Challenge:
The listing below contains a span that opens with the line containing "Write a Python" and closes with the line containing "ax.spines['right'].set_visible(False)". Return that span exactly.

Extracted records:
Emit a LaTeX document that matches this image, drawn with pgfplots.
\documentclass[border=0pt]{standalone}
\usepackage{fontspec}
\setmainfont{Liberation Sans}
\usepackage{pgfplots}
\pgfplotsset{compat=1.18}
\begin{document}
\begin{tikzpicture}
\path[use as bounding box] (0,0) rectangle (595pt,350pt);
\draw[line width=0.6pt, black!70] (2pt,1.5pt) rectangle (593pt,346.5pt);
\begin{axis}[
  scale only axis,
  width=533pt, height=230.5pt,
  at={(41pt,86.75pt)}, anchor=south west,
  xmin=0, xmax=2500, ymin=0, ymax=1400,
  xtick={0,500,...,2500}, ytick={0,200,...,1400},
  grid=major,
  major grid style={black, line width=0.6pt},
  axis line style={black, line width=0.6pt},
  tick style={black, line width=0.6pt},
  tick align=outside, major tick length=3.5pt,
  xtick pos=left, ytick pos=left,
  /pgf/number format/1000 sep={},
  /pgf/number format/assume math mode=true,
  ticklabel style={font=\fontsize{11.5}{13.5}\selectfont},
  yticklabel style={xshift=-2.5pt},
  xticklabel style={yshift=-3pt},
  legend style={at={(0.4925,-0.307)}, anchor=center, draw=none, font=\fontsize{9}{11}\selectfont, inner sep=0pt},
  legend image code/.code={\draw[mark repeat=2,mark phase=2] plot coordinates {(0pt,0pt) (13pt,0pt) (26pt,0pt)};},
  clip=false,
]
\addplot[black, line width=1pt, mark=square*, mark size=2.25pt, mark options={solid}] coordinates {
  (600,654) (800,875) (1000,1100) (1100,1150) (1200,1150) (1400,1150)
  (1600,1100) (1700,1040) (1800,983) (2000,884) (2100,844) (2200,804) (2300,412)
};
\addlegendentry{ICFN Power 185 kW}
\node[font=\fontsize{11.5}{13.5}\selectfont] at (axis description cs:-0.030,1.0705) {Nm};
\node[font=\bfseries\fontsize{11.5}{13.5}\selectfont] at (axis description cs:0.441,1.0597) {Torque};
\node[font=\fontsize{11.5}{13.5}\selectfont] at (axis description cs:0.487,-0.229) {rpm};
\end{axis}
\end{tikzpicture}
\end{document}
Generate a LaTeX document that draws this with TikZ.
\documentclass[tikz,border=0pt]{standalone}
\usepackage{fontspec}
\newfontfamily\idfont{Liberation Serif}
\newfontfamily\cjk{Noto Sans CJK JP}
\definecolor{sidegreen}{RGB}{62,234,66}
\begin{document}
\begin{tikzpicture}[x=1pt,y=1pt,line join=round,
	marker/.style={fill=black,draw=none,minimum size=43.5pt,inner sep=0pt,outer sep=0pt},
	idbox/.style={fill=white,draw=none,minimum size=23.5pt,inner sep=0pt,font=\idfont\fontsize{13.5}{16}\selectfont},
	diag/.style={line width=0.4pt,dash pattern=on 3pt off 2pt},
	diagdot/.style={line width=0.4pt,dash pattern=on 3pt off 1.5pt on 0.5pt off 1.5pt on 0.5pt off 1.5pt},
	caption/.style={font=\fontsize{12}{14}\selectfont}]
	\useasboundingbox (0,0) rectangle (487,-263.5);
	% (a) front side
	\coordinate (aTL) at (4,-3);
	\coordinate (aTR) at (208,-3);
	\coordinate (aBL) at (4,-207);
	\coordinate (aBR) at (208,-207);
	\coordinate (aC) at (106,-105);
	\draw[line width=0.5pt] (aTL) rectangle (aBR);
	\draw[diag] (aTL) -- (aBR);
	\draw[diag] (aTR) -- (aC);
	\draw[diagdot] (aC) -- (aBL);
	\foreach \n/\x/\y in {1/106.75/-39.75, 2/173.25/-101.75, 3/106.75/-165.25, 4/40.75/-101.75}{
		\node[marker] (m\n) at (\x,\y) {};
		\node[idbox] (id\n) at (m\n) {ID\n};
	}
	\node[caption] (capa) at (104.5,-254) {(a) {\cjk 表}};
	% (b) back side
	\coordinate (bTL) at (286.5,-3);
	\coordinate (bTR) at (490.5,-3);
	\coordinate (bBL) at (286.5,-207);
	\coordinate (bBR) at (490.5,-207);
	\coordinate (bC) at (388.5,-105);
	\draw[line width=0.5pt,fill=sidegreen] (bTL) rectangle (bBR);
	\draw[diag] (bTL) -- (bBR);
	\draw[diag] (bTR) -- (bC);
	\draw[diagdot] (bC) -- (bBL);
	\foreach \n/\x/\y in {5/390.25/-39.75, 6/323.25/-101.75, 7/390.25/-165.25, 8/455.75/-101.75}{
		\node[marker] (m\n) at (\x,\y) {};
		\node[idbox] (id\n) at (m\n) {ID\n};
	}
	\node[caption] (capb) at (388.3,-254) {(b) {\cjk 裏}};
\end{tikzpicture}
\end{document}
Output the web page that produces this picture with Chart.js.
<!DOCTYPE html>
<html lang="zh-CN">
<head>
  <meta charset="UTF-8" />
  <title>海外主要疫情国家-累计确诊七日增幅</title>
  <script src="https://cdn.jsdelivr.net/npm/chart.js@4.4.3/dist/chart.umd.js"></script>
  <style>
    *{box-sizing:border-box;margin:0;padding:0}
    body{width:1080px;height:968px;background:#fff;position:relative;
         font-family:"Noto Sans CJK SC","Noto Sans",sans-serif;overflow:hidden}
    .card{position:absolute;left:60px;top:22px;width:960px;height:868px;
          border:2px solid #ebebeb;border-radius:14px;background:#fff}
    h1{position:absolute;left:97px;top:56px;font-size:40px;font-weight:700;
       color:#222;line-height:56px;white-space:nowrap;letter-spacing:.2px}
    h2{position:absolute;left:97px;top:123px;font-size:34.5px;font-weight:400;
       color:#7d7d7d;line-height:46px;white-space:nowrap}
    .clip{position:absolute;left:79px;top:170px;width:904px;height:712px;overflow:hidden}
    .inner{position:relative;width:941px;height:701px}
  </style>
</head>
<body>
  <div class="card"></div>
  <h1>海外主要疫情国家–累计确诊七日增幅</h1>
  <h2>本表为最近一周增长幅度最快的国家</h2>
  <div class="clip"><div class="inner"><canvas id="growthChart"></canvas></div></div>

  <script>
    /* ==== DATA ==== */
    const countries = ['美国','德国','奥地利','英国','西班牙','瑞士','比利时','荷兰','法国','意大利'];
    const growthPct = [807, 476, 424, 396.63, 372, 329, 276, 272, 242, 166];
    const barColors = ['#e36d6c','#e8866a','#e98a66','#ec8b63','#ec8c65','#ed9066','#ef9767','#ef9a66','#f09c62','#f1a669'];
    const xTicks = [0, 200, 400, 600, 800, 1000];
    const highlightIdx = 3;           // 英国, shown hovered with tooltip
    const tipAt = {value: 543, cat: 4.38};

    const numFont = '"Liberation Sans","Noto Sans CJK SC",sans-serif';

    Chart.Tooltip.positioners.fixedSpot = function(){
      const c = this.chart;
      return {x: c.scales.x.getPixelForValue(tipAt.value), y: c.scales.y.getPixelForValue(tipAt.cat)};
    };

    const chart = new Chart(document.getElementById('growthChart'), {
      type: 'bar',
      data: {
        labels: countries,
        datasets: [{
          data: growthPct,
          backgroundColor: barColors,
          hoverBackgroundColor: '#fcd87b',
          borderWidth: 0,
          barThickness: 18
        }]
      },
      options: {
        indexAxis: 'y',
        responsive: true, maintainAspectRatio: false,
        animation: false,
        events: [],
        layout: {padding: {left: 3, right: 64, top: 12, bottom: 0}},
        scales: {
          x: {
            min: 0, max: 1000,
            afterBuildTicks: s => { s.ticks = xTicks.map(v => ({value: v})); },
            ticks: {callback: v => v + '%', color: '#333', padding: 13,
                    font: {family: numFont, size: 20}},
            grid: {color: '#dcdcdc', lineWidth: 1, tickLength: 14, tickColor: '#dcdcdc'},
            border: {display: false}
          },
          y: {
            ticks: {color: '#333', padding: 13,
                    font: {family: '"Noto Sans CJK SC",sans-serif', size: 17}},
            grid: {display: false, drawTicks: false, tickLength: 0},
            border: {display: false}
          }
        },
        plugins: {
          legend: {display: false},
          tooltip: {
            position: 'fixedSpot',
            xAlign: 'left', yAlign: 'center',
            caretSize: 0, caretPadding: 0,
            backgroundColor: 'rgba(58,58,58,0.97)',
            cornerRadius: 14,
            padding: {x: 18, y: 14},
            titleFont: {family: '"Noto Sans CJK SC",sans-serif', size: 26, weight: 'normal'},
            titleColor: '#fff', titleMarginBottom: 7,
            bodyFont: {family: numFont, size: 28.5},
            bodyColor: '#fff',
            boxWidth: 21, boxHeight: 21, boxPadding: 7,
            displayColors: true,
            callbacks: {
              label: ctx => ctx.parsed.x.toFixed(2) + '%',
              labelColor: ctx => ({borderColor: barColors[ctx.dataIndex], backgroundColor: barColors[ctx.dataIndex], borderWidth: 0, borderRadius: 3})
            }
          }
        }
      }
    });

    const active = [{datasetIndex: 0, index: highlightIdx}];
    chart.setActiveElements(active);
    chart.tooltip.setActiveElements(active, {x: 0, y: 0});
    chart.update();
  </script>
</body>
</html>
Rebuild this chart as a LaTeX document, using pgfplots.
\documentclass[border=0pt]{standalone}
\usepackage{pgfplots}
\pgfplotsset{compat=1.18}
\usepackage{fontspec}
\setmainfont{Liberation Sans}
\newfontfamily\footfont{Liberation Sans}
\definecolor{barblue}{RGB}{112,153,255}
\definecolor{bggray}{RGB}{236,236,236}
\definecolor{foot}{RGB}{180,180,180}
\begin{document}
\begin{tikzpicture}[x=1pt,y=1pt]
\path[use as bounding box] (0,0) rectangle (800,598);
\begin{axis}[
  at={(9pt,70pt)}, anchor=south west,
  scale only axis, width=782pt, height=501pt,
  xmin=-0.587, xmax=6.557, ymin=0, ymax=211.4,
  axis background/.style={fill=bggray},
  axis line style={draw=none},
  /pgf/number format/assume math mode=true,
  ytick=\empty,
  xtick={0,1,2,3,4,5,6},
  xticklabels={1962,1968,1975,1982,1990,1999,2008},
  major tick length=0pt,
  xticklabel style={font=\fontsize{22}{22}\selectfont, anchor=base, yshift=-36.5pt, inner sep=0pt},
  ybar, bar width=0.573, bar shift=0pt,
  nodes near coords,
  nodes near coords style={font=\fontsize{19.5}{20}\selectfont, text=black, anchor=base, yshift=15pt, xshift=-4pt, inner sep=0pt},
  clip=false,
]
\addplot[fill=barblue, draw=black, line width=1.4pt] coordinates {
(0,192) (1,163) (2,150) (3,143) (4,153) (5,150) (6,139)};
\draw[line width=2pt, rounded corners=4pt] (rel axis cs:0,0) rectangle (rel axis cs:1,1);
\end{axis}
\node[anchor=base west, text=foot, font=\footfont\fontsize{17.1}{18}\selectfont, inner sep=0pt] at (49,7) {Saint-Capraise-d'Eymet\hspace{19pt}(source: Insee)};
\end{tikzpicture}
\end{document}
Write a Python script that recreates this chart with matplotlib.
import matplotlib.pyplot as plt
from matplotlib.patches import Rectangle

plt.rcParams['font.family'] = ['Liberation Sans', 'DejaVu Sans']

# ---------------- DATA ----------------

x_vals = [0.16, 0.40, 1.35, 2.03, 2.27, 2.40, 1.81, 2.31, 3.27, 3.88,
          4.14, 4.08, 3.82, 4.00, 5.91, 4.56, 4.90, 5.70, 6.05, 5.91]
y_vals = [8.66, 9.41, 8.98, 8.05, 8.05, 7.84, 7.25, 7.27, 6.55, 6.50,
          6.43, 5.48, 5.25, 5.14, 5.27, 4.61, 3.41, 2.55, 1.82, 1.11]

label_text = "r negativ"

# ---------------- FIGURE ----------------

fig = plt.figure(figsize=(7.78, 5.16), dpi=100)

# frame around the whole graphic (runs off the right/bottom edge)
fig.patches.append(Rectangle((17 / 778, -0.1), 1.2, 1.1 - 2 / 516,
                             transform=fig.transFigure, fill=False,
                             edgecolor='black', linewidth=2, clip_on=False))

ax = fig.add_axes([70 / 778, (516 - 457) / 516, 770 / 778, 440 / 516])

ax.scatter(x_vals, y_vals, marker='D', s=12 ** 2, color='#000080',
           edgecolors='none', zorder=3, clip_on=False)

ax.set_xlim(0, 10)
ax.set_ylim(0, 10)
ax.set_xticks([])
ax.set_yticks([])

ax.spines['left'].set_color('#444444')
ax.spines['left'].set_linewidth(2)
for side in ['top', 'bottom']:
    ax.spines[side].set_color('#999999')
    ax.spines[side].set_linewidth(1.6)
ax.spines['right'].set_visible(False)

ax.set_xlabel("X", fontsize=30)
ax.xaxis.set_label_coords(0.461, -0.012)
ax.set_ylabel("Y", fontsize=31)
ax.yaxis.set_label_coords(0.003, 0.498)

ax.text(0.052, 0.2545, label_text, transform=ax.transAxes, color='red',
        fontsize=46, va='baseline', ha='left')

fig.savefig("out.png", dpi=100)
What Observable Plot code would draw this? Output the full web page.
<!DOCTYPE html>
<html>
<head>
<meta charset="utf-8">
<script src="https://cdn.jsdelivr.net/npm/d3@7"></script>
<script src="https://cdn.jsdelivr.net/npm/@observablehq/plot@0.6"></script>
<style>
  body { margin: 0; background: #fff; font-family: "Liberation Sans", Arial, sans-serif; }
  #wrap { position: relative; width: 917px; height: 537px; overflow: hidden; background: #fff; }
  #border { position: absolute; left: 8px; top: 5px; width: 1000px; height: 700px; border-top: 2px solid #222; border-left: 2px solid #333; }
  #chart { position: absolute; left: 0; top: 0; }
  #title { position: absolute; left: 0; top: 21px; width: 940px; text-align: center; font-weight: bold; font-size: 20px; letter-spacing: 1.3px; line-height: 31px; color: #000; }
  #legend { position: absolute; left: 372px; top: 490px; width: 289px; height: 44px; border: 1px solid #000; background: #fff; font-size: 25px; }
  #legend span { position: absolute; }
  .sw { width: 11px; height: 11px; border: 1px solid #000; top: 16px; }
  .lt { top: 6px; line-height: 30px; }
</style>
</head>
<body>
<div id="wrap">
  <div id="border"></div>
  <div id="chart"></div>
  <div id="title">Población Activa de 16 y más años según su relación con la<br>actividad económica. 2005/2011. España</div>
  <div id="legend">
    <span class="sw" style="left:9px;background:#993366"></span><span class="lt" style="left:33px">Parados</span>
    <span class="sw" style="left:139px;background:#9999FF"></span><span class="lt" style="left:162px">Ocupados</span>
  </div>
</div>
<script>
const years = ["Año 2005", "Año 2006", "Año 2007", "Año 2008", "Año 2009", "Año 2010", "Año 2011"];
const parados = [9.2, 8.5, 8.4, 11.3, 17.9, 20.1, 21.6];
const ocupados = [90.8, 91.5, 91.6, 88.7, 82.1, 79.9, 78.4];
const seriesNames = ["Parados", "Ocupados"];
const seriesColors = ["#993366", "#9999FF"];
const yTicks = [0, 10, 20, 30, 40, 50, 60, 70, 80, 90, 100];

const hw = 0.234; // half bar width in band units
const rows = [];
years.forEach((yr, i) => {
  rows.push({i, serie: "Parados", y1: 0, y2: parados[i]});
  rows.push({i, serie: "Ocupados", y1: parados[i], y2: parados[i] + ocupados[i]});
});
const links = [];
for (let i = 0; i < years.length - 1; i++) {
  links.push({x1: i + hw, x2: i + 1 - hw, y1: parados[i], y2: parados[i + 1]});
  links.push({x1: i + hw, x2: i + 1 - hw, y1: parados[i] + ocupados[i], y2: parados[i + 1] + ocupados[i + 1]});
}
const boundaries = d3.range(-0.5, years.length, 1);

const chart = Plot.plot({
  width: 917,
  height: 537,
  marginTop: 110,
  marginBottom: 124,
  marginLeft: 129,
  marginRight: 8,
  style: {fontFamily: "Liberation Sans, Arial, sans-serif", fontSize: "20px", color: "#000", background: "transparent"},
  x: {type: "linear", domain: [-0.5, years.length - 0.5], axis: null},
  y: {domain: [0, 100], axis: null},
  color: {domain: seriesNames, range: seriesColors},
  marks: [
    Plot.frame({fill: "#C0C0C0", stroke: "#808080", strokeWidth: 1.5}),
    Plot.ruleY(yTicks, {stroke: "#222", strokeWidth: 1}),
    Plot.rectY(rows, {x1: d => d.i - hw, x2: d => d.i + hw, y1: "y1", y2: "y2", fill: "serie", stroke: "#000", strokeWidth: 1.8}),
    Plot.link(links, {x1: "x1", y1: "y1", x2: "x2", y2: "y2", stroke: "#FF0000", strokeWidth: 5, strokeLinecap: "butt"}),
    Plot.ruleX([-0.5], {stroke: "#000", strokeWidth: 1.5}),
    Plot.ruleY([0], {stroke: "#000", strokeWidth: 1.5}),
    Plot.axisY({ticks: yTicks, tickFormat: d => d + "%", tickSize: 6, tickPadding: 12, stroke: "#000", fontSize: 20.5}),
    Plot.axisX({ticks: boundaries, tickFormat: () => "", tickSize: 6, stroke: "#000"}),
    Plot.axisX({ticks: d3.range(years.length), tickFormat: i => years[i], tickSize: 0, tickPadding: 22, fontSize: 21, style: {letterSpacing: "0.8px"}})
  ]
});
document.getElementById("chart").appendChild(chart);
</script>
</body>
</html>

Full answer:
Write a Python script that recreates this chart with matplotlib.
import matplotlib.pyplot as plt
from matplotlib.patches import Rectangle

plt.rcParams['font.family'] = ['Liberation Sans', 'DejaVu Sans']

# ---------------- DATA ----------------

x_vals = [0.16, 0.40, 1.35, 2.03, 2.27, 2.40, 1.81, 2.31, 3.27, 3.88,
          4.14, 4.08, 3.82, 4.00, 5.91, 4.56, 4.90, 5.70, 6.05, 5.91]
y_vals = [8.66, 9.41, 8.98, 8.05, 8.05, 7.84, 7.25, 7.27, 6.55, 6.50,
          6.43, 5.48, 5.25, 5.14, 5.27, 4.61, 3.41, 2.55, 1.82, 1.11]

label_text = "r negativ"

# ---------------- FIGURE ----------------

fig = plt.figure(figsize=(7.78, 5.16), dpi=100)

# frame around the whole graphic (runs off the right/bottom edge)
fig.patches.append(Rectangle((17 / 778, -0.1), 1.2, 1.1 - 2 / 516,
                             transform=fig.transFigure, fill=False,
                             edgecolor='black', linewidth=2, clip_on=False))

ax = fig.add_axes([70 / 778, (516 - 457) / 516, 770 / 778, 440 / 516])

ax.scatter(x_vals, y_vals, marker='D', s=12 ** 2, color='#000080',
           edgecolors='none', zorder=3, clip_on=False)

ax.set_xlim(0, 10)
ax.set_ylim(0, 10)
ax.set_xticks([])
ax.set_yticks([])

ax.spines['left'].set_color('#444444')
ax.spines['left'].set_linewidth(2)
for side in ['top', 'bottom']:
    ax.spines[side].set_color('#999999')
    ax.spines[side].set_linewidth(1.6)
ax.spines['right'].set_visible(False)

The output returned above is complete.